We took a four hour bus ride to Madrid from Valencia. Luckily, it seemed that we had left the rain on the coast in Valencia. We checked into our hotel which had our first private room, which was so wonderful - no more drunk roommates coming into our room at three am and talking really loudly for an hour and trying to compete with the room next door to see who could be louder (true story!). Notice our "double" bed.
We decided to go to the LDS Madrid temple that evening. It was really easy to get to and we had a great time.
On the way home we had more of those golden, warm, Spanish rings of deliciousness, a.k.a churros. By the way, they look very differently than the churros that you can buy at carnivals in America. They are much thinner and are in the shape of a ring. The next day we went to the Palacio Real de Madrid, which is the official residence of the king of Spain that is still used for formal events. It was forbidden to take photos inside the palace, so I only have photos of the exterior of the palace to share.
There were a lot of peacocks wandering through the grounds. I always forget how beautiful peacocks are until I see them. They are gorgeous, and if you are science nerds like Scooter and I, it is fun to theorize about their evolution. Evolutionarily, they just don't make sense.
Next we went to the Reina Sofía Museum, which holds a huge collection of contemporary art. It also holds the mural by Picasso which is arguably the most important work of modern art,
Guernica.

Then we went to another art museum called the
Prado National Museum. It was another amazing museum, but I particularly liked the work by Velázquez called
Las Meninas.

We went and sampled that strange dry-cured uncooked ham that Spain is famous for called
jamón. Scooter loved it, I didn't.

Near the Prado museum there was one of the coolest buildings that we had ever seen. From the front it looked like a regular structure, but the side of it was totally covered in vegetation of various kinds. It was obvious that it had been planted in specific patterns. We are not sure how it grows, where the dirt is, etc., but it was visually stunning.

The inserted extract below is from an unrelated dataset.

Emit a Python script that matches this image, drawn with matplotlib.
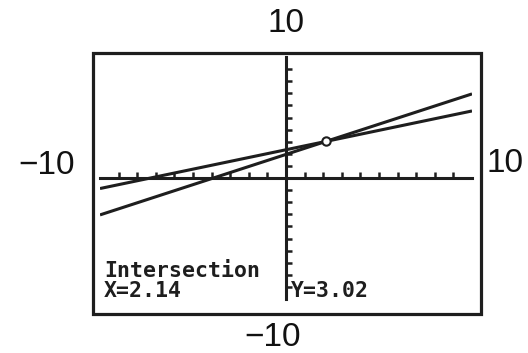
import numpy as np
import matplotlib.pyplot as plt
from matplotlib.patches import Rectangle

# Janela da calculadora
xmin, xmax = -10, 10
ymin, ymax = -10, 10

# Extremos das duas retas (x = -10 e x = 10)
x_ext = [-10, 10]
reta1 = [-3.05, 6.95]
reta2 = [-0.87, 5.54]

# Ponto de intersecção mostrado na tela
xi, yi = 2.14, 3.02

W, H = 528, 353
fig = plt.figure(figsize=(W / 100, H / 100), dpi=100)

# área de desenho (pixels da tela)
ax = fig.add_axes([100 / W, 1 - 299 / H, (472 - 100) / W, (299 - 57) / H])
ax.set_xlim(xmin, xmax)
ax.set_ylim(ymin, ymax)

cor = '#1e1e1e'
ax.plot(x_ext, reta1, color=cor, lw=2.2, solid_capstyle='butt')
ax.plot(x_ext, reta2, color=cor, lw=2.2, solid_capstyle='butt')
ax.plot([xi], [yi], marker='o', ms=6, mfc='white', mec=cor, mew=1.5)

# eixos passando pela origem
for s in ['top', 'right']:
    ax.spines[s].set_visible(False)
ax.spines['left'].set_position('zero')
ax.spines['bottom'].set_position('zero')
ax.spines['left'].set_linewidth(2.2)
ax.spines['bottom'].set_linewidth(2.2)
ax.spines['left'].set_color(cor)
ax.spines['bottom'].set_color(cor)
ax.set_xticks(np.arange(-9, 10, 1))
ax.set_yticks(np.arange(-9, 10, 1))
ax.tick_params(direction='in', length=4.5, width=1.8, color=cor,
               labelbottom=False, labelleft=False)
ax.patch.set_alpha(0)

# moldura da tela
fig.patches.append(Rectangle((93 / W, 1 - 314 / H), (481 - 93) / W, (314 - 53) / H,
                             transform=fig.transFigure, fill=False,
                             lw=2.3, ec=cor))

# textos da tela
mono = dict(family='DejaVu Sans Mono', weight='bold', size=15.5, color=cor)
fig.text(104 / W, 1 - 271 / H, 'Intersection', va='center', ha='left', **mono)
fig.text(104 / W, 1 - 291 / H, 'X=2.14', va='center', ha='left', **mono)
fig.text(291 / W, 1 - 291 / H, 'Y=3.02', va='center', ha='left', **mono)

# valores da janela
lab = dict(family='Liberation Sans', size=24, color='#111111')
fig.text(286 / W, 1 - 23 / H, '10', ha='center', va='center', **lab)
fig.text(273 / W, 1 - 337 / H, '\u221210', ha='center', va='center', **lab)
fig.text(47 / W, 1 - 166 / H, '\u221210', ha='center', va='center', **lab)
fig.text(505 / W, 1 - 164 / H, '10', ha='center', va='center', **lab)

fig.savefig('out.png', dpi=100)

We went to see the arena where the bull fights take place in summer. We were going to go inside, but a travelling circus had taken over the entire complex, so we didn't.

That night we walked around and went to a Christmas market in the Plaza Mayor. The lights, like in Barcelona, were stunning. The people in Barcelona and Madrid stay up really late. They don't even eat dinner until around ten o'clock. Even the stores were open late, so even at midnight the streets were still packed with holiday shoppers. It was a huge contrast to England where everything except grocery stores close by six.

The next day we went to the
Thyssen-Bornemisza Museum in the morning. The entire collection was owned by one family, which is amazing to think about considering that it seemed like there were works by a few major artists from every time period. After that we took a day-trip to Toledo, which I will write about in the next post. When we got back to Madrid that night we just walked around enjoying the Christmas spirit. We came across this square that was full of these "blinking" eyes. They looked a bit too eerie to be Christmas lights.

2 comments:
I have enjoyed reading about all of your adventures and seeing the great photos of the trip. Thanks for sharing! Love, Aunt Janis
Madrid looks like a great place to visit. As a scientist, ostriches do make sense evolutionarily speaking - you and I just don't know what it is.